** START Data **
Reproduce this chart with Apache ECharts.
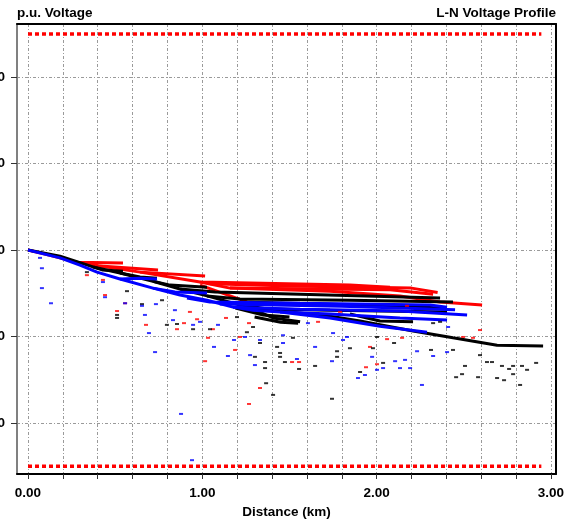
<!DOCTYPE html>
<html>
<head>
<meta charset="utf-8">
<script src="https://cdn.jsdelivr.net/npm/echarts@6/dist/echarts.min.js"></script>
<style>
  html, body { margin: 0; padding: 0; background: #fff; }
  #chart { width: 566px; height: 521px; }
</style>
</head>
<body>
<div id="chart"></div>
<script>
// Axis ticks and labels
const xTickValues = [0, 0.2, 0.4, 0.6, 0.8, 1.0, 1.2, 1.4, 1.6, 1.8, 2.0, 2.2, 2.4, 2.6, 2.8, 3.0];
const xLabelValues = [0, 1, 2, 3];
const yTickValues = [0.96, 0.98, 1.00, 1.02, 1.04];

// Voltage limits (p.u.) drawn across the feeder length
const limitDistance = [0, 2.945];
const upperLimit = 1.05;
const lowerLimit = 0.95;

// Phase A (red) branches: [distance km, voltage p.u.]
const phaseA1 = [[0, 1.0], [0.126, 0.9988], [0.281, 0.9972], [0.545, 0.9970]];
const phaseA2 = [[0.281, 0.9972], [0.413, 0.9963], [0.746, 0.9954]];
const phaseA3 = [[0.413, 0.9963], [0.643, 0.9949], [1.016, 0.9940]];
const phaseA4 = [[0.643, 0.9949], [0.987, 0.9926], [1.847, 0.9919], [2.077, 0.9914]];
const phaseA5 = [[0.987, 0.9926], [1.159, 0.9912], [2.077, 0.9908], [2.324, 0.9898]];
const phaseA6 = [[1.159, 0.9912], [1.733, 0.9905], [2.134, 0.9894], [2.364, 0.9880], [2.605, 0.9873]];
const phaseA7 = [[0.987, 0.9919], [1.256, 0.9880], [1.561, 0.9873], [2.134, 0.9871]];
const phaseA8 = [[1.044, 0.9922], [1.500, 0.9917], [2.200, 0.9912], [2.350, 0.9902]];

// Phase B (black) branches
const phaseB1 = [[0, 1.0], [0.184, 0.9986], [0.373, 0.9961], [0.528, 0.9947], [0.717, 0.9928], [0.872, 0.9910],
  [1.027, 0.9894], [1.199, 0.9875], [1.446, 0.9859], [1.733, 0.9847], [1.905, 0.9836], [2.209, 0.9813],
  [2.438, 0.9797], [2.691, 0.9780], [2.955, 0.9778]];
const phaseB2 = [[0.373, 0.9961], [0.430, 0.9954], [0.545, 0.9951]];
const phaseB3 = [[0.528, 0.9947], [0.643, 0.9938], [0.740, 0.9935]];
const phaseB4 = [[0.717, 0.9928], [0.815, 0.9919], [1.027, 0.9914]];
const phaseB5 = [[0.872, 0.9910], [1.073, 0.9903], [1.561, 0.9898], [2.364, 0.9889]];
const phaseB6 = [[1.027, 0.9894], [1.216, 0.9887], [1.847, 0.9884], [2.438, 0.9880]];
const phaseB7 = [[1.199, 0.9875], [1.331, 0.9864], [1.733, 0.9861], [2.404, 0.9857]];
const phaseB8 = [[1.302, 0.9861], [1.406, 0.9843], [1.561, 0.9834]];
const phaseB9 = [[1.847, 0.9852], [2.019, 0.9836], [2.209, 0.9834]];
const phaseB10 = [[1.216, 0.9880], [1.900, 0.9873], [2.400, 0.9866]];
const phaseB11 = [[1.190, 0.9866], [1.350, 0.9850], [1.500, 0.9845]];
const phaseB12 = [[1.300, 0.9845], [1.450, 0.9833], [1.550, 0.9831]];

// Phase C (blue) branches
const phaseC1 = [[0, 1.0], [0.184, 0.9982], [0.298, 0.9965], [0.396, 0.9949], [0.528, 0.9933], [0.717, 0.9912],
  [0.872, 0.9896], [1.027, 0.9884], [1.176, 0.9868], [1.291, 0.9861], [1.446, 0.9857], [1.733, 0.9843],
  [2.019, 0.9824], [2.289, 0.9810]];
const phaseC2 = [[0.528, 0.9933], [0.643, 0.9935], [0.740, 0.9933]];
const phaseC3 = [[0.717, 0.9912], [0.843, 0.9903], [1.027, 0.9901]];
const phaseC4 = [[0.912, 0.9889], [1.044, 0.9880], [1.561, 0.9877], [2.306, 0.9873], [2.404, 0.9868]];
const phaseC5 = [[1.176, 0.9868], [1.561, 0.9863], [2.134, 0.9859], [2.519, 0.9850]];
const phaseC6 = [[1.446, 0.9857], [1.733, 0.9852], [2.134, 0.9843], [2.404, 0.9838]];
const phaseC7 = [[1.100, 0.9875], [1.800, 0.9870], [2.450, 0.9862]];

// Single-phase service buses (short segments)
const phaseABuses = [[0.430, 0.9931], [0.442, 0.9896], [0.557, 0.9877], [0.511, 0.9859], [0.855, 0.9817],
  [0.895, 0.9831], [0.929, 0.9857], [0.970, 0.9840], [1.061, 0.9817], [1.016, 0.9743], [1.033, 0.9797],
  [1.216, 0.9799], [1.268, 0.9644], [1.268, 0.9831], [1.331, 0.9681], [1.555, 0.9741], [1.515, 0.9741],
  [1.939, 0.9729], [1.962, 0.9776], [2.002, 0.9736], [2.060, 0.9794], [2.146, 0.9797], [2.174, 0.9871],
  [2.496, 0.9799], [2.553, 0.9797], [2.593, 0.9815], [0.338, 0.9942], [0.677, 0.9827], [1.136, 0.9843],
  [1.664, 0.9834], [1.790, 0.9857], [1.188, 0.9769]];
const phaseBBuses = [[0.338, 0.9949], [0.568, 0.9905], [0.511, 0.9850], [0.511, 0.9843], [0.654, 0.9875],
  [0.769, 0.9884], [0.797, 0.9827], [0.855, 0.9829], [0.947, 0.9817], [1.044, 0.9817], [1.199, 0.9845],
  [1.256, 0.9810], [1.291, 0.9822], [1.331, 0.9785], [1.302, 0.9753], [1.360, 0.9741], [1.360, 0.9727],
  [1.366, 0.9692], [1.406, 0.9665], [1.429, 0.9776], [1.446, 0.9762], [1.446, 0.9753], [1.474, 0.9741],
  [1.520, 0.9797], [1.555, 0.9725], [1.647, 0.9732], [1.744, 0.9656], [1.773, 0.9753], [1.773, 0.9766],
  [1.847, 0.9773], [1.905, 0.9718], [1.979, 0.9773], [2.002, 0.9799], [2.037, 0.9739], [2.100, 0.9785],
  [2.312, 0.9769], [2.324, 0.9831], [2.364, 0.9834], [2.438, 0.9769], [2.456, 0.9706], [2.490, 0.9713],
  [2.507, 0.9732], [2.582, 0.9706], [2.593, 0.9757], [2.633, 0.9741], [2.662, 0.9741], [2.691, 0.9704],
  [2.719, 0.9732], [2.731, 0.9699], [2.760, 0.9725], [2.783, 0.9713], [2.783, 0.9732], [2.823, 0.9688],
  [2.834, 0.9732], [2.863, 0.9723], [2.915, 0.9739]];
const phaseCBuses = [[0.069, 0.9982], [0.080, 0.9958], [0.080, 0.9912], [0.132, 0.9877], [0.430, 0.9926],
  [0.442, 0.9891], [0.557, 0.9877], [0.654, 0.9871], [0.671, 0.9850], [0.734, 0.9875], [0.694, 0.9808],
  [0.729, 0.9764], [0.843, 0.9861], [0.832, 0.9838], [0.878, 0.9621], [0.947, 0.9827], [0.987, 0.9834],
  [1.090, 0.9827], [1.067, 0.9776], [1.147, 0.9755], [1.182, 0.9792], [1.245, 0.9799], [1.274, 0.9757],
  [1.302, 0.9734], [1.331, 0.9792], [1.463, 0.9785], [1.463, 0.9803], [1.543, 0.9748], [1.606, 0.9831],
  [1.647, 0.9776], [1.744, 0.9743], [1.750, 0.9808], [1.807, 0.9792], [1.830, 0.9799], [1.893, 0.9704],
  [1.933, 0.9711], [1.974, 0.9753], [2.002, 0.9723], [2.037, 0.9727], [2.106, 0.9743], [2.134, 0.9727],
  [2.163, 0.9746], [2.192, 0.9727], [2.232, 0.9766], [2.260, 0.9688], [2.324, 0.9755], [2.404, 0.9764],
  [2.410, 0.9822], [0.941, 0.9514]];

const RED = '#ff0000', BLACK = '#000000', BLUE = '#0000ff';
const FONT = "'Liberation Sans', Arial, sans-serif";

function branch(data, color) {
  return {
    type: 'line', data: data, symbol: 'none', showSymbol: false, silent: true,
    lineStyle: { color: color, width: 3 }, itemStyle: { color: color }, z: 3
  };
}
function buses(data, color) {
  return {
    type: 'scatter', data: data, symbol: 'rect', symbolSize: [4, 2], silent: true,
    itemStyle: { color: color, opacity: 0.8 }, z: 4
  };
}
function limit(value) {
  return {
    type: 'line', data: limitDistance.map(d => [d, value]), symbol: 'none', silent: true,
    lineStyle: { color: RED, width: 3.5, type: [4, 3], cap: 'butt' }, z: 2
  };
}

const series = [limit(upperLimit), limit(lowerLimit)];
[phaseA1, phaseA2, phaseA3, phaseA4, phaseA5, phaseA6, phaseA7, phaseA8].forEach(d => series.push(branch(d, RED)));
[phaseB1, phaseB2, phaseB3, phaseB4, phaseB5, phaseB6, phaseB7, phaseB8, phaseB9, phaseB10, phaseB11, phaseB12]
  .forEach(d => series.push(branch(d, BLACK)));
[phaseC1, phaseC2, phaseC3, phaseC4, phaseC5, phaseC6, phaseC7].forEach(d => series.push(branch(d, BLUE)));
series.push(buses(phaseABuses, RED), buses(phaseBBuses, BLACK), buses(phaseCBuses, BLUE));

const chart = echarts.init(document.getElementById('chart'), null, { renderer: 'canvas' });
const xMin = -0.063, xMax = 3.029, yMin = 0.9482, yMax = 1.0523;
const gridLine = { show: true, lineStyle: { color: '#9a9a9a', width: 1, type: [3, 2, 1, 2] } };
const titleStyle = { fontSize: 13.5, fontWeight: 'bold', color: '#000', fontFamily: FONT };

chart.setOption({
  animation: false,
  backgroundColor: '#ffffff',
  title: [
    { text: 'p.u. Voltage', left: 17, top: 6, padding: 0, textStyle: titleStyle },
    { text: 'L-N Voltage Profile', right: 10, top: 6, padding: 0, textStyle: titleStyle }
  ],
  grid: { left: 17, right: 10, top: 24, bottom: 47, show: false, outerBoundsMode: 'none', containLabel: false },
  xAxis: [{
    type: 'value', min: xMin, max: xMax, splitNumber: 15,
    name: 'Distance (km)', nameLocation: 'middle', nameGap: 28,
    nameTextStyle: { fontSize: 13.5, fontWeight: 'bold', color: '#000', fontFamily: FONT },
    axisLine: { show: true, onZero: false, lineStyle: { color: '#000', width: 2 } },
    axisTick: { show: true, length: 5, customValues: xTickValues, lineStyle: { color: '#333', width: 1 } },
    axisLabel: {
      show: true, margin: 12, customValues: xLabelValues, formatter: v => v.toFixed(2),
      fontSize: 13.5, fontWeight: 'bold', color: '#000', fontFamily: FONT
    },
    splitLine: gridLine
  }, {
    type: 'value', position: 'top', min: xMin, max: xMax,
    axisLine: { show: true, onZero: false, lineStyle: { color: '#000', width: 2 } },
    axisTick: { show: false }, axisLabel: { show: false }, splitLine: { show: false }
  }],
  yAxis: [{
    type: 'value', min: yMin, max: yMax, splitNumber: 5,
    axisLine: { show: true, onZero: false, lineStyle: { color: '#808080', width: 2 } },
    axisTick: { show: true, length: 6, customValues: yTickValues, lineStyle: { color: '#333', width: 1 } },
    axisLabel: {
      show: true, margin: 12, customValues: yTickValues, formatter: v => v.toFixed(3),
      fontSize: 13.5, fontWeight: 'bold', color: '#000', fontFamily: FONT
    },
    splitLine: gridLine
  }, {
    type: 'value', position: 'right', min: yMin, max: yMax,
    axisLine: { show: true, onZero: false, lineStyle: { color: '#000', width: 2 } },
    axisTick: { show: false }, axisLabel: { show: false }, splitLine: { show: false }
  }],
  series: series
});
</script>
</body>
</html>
** END Data **
Written request: From the first line above through the line containing "const lowerLimit = 0.95;", copy everything exactly, without the pictures.

Task output:
Reproduce this chart with Apache ECharts.
<!DOCTYPE html>
<html>
<head>
<meta charset="utf-8">
<script src="https://cdn.jsdelivr.net/npm/echarts@6/dist/echarts.min.js"></script>
<style>
  html, body { margin: 0; padding: 0; background: #fff; }
  #chart { width: 566px; height: 521px; }
</style>
</head>
<body>
<div id="chart"></div>
<script>
// Axis ticks and labels
const xTickValues = [0, 0.2, 0.4, 0.6, 0.8, 1.0, 1.2, 1.4, 1.6, 1.8, 2.0, 2.2, 2.4, 2.6, 2.8, 3.0];
const xLabelValues = [0, 1, 2, 3];
const yTickValues = [0.96, 0.98, 1.00, 1.02, 1.04];

// Voltage limits (p.u.) drawn across the feeder length
const limitDistance = [0, 2.945];
const upperLimit = 1.05;
const lowerLimit = 0.95;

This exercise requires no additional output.